Conduct a performance post mortem to drive your success in 2015By Jim Ruta | December 02 2014 11:18AM
How can I make next year’s production better than this year’s?
The usual performance advice is to plan the year ahead. The idea is that an annual plan creates performance. “If you fail to plan you plan to fail” or “If you fail to plan you plan to panic.” Choose your favourite. It’s still wrong.
Unfortunately, planning is not enough. There is something missing. It’s the reason so many don’t get 20 years’ experience but just one year’s experience 20 times over.
To make next year’s results better, you must learn from last year and act on it. To do that, you need some important inside information BEFORE you do any “planning”. Armed with this information, your planning is more practical and effective. That means it might actually work next year.
You need a Performance Post Mortem – an internal debrief on last year’s successes and failures. Without it, you’ll likely keep making the same plans, the same mistakes and the same excuses.
Analyze your year and your business with these questions. Your answers help sharpen your business focus and rearrange your resources and activity to maximize your results. It’s the foundation of high performance and a fast start in 2015.
- What worked? Analyze your marketing, prospecting, sales approach, product choices, audience and service system for successes last year. Do more of that next year.

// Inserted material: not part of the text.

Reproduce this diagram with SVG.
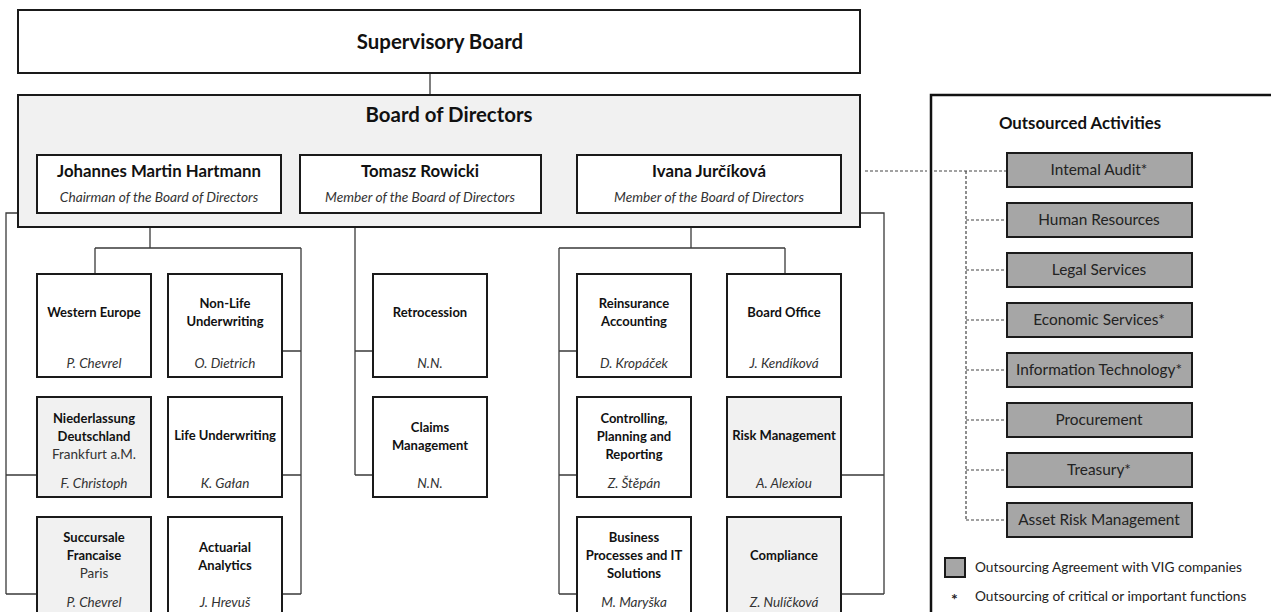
<svg xmlns="http://www.w3.org/2000/svg" width="1271" height="612" viewBox="0 0 1271 612">
<style>
text{font-family:Lato,"Open Sans","Noto Sans",sans-serif;fill:#111;text-anchor:middle}
.box{fill:#fff;stroke:#1a1a1a;stroke-width:2}
.sh{fill:#f1f1f1;stroke:#1a1a1a;stroke-width:2}
.item{fill:#a6a6a6;stroke:#1a1a1a;stroke-width:2}
.t{font-size:13px;font-weight:bold}
.n{font-size:13.5px;font-style:italic;fill:#333}
.r{font-size:13.5px;fill:#333}
.big{font-size:20.4px;font-weight:bold}
.nm{font-size:16.8px;font-weight:bold}
.sub{font-size:13.7px;font-style:italic;fill:#333}
.it{font-size:15.4px;fill:#222}
.lg{font-size:13.7px;fill:#222;text-anchor:start}
.c{fill:none;stroke:#3a3a3a;stroke-width:1.3}
.d{fill:none;stroke:#444;stroke-width:1.2;stroke-dasharray:3 2}
</style>
<rect width="1271" height="612" fill="#fff"/>
<g id="connectors">
<path class="c" d="M430 73V95"/>
<path class="c" d="M150 213V248M95 248H301M95 248V274M301 248V594M282 351H301M282 475H301M282 594H301"/>
<path class="c" d="M18 213H6V594M6 475H37M6 594H37"/>
<path class="c" d="M355 213V475M355 351H373M355 475H373"/>
<path class="c" d="M691 213V248M559 248H785M785 248V274M559 248V594M559 351H577M559 475H577M559 594H577"/>
<path class="c" d="M860 213H884V594M841 475H884M841 594H884"/>
<path class="d" d="M865 171H927M934 171H1007M966 171V520M966 220H1007M966 270H1007M966 320H1007M966 370H1007M966 420H1007M966 470H1007M966 520H1007"/>
</g>
<g id="supervisory-board">
<rect class="box" x="18" y="10" width="842" height="63"/>
<text class="big" x="440" y="49">Supervisory Board</text>
</g>
<g id="board-of-directors">
<rect class="sh" x="18" y="95" width="842" height="132"/>
<text class="big" x="449" y="122">Board of Directors</text>
</g>
<g id="hartmann">
<rect class="box" x="37" y="155" width="244" height="58"/>
<text class="nm" x="159" y="177">Johannes Martin Hartmann</text>
<text class="sub" x="159" y="202">Chairman of the Board of Directors</text>
</g>
<g id="rowicki">
<rect class="box" x="300" y="155" width="241" height="58"/>
<text class="nm" x="420" y="177">Tomasz Rowicki</text>
<text class="sub" x="420" y="202">Member of the Board of Directors</text>
</g>
<g id="jurcikova">
<rect class="box" x="577" y="155" width="264" height="58"/>
<text class="nm" x="709" y="177">Ivana Jurčíková</text>
<text class="sub" x="709" y="202">Member of the Board of Directors</text>
</g>
<g id="western-europe">
<rect class="box" x="37" y="274" width="114" height="103"/>
<text class="t" x="94" y="317">Western Europe</text>
<text class="n" x="94" y="368">P. Chevrel</text>
</g>
<g id="non-life">
<rect class="box" x="168" y="274" width="114" height="103"/>
<text class="t" x="225" y="308">Non-Life</text>
<text class="t" x="225" y="326">Underwriting</text>
<text class="n" x="225" y="368">O. Dietrich</text>
</g>
<g id="niederlassung">
<rect class="sh" x="37" y="397" width="114" height="100"/>
<text class="t" x="94" y="423">Niederlassung</text>
<text class="t" x="94" y="441">Deutschland</text>
<text class="r" x="94" y="459">Frankfurt a.M.</text>
<text class="n" x="94" y="488">F. Christoph</text>
</g>
<g id="life">
<rect class="box" x="168" y="397" width="114" height="100"/>
<text class="t" x="225" y="440">Life Underwriting</text>
<text class="n" x="225" y="488">K. Gałan</text>
</g>
<g id="succursale">
<rect class="sh" x="37" y="517" width="114" height="110"/>
<text class="t" x="94" y="542">Succursale</text>
<text class="t" x="94" y="560">Francaise</text>
<text class="r" x="94" y="578">Paris</text>
<text class="n" x="94" y="607">P. Chevrel</text>
</g>
<g id="actuarial">
<rect class="box" x="168" y="517" width="114" height="110"/>
<text class="t" x="225" y="552">Actuarial</text>
<text class="t" x="225" y="570">Analytics</text>
<text class="n" x="225" y="607">J. Hrevuš</text>
</g>
<g id="retrocession">
<rect class="box" x="373" y="274" width="114" height="103"/>
<text class="t" x="430" y="317">Retrocession</text>
<text class="n" x="430" y="368">N.N.</text>
</g>
<g id="claims">
<rect class="box" x="373" y="397" width="114" height="100"/>
<text class="t" x="430" y="432">Claims</text>
<text class="t" x="430" y="450">Management</text>
<text class="n" x="430" y="488">N.N.</text>
</g>
<g id="reinsurance-accounting">
<rect class="box" x="577" y="274" width="114" height="103"/>
<text class="t" x="634" y="308">Reinsurance</text>
<text class="t" x="634" y="326">Accounting</text>
<text class="n" x="634" y="368">D. Kropáček</text>
</g>
<g id="board-office">
<rect class="box" x="727" y="274" width="114" height="103"/>
<text class="t" x="784" y="317">Board Office</text>
<text class="n" x="784" y="368">J. Kendíková</text>
</g>
<g id="controlling">
<rect class="box" x="577" y="397" width="114" height="100"/>
<text class="t" x="634" y="423">Controlling,</text>
<text class="t" x="634" y="441">Planning and</text>
<text class="t" x="634" y="459">Reporting</text>
<text class="n" x="634" y="488">Z. Štěpán</text>
</g>
<g id="risk-management">
<rect class="sh" x="727" y="397" width="114" height="100"/>
<text class="t" x="784" y="440">Risk Management</text>
<text class="n" x="784" y="488">A. Alexiou</text>
</g>
<g id="business-processes">
<rect class="box" x="577" y="517" width="114" height="110"/>
<text class="t" x="634" y="542">Business</text>
<text class="t" x="634" y="560">Processes and IT</text>
<text class="t" x="634" y="578">Solutions</text>
<text class="n" x="634" y="607">M. Maryška</text>
</g>
<g id="compliance">
<rect class="sh" x="727" y="517" width="114" height="110"/>
<text class="t" x="784" y="560">Compliance</text>
<text class="n" x="784" y="607">Z. Nulíčková</text>
</g>
<g id="outsourced-panel">
<rect x="931" y="95" width="400" height="540" fill="none" stroke="#111" stroke-width="2.5"/>
<text x="1080" y="129" style="font-size:16.8px;font-weight:bold">Outsourced Activities</text>
</g>
<g id="internal-audit"><rect class="item" x="1007" y="153" width="185" height="34"/><text class="it" x="1099" y="175">Intemal Audit*</text></g>
<g id="human-resources"><rect class="item" x="1007" y="203" width="185" height="34"/><text class="it" x="1099" y="225">Human Resources</text></g>
<g id="legal-services"><rect class="item" x="1007" y="253" width="185" height="34"/><text class="it" x="1099" y="275">Legal Services</text></g>
<g id="economic-services"><rect class="item" x="1007" y="303" width="185" height="34"/><text class="it" x="1099" y="325">Economic Services*</text></g>
<g id="information-technology"><rect class="item" x="1007" y="353" width="185" height="34"/><text class="it" x="1099" y="375">Information Technology*</text></g>
<g id="procurement"><rect class="item" x="1007" y="403" width="185" height="34"/><text class="it" x="1099" y="425">Procurement</text></g>
<g id="treasury"><rect class="item" x="1007" y="453" width="185" height="34"/><text class="it" x="1099" y="475">Treasury*</text></g>
<g id="asset-risk-management"><rect class="item" x="1007" y="503" width="185" height="34"/><text class="it" x="1099" y="525">Asset Risk Management</text></g>
<g id="legend">
<rect class="item" x="945" y="558" width="20" height="19"/>
<text class="lg" x="951" y="605" style="font-size:16px;font-weight:bold">*</text>
<text class="lg" x="975" y="572">Outsourcing Agreement with VIG companies</text>
<text class="lg" x="975" y="601">Outsourcing of critical or important functions</text>
</g>
</svg>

- What didn’t work? Identify those strategies that failed you last year. Decide if it’s a weakness you can’t handle or an implementation issue. Either implement better or stop doing what doesn’t work.
- Who helped? Some people build you up, stretch your thinking and make you better. See them more often.
- Who didn’t? Some people beat you down, hold you back and keep you struggling. See them less often.
- Best sale last year? Not the biggest sale, the best one. Look for more opportunities like these and build them into your business.
- Best client type last year? This is your natural audience. You can work with people you like and who want to work with you.
- Most popular policy or service? Something you sell returns more than you invest in it. Find yours. Key on it.
- Biggest gap today? Performance gaps are not just production holes, they are huge time-wasters. If you need to learn something or hire someone to fill a gap, do it.
- Strength to capitalize on? Do more of what you are good at. You will do better.
- Problem or habit to eliminate. Do less of what you aren’t good at. You’ll have more time to do what drives income. And, the best way to resist temptation is to avoid it. You know what that means for you.
- Easiest work last year? We minimize our greatest strength as a business driver because it’s too easy. Instead, acknowledge it and use it to drive your performance. It is the highest and best use of your talent.
Your answers to this debriefing give you a roadmap to your best business and better performance. Debrief yourself on last year before you do any planning and you’ll be far more productive.
I would like to make as much money as I can as a life agent. What is the best way to sell large permanent life insurance policies so I can maximize my income?
Income in the life insurance business is ironic. The harder you chase it, the less likely you are to catch it.
For a long term, sustainable income, it’s always about doing good to do well. On the other hand, chasing a buck is a good way to get into trouble. This is truer today than ever. The industry has invented so many interesting ways to screw up.
Thinking about your income first gets you considering products, performance and price before protection. So, rather than protecting client needs with the right amount of protection first you may go instead for your favourite kind of policy (like the permanent life insurance you mention).
This way, clients may end up with a good product but are woefully underinsured. You could say that you’re building up a great program over time. But, your client may not get the time to build up a great portfolio with a series of super plans. Then what?
Disaster, that’s what. I heard a horror story the other day that lays out the problem clearly. An agent got a call from an acquaintance looking for a second opinion on another agent’s proposal. The pitch for this high income but low asset young family was for a $50,000, 20 Pay Life policy for $200 per month. Nothing else. Just a great product for Dad. Nothing for Mom or anyone else.
The incentive was the great return on the proposed policy. There was no consideration for the protection his family needed. The prospect had his doubts about the proposition and made the second call, fortunately for him and his family.
The problem was the prospect earned over $200,000 per year and had no insurance. His surviving family would be setting up trust funds for the children if something happened to him with that plan. It was an estate disaster waiting to happen.
The disaster was averted. Dad bought $3 million. Mom got $2 million. But now, the portfolio makes sense. If it takes at least $1 million of insurance to replace every $50,000 of income, $50,000 of coverage was just wrong. The client even happily spent more than originally planned to do what was right for the family.
The lesson is that the new agent made a good commission even though he wasn’t chasing it. The agent who wanted the big commission, got nothing. It’s almost biblical.
It’s also the way it ought to be. Help clients take care of their needs first and your income will take care of itself. Try to take care of your income first and you won’t have any clients.
The correct order for making insurance recommendations is protection first, premium and then product. Help your prospects in this order and you’ll generate all the income you want. You won’t have to chase it either. It will chase you.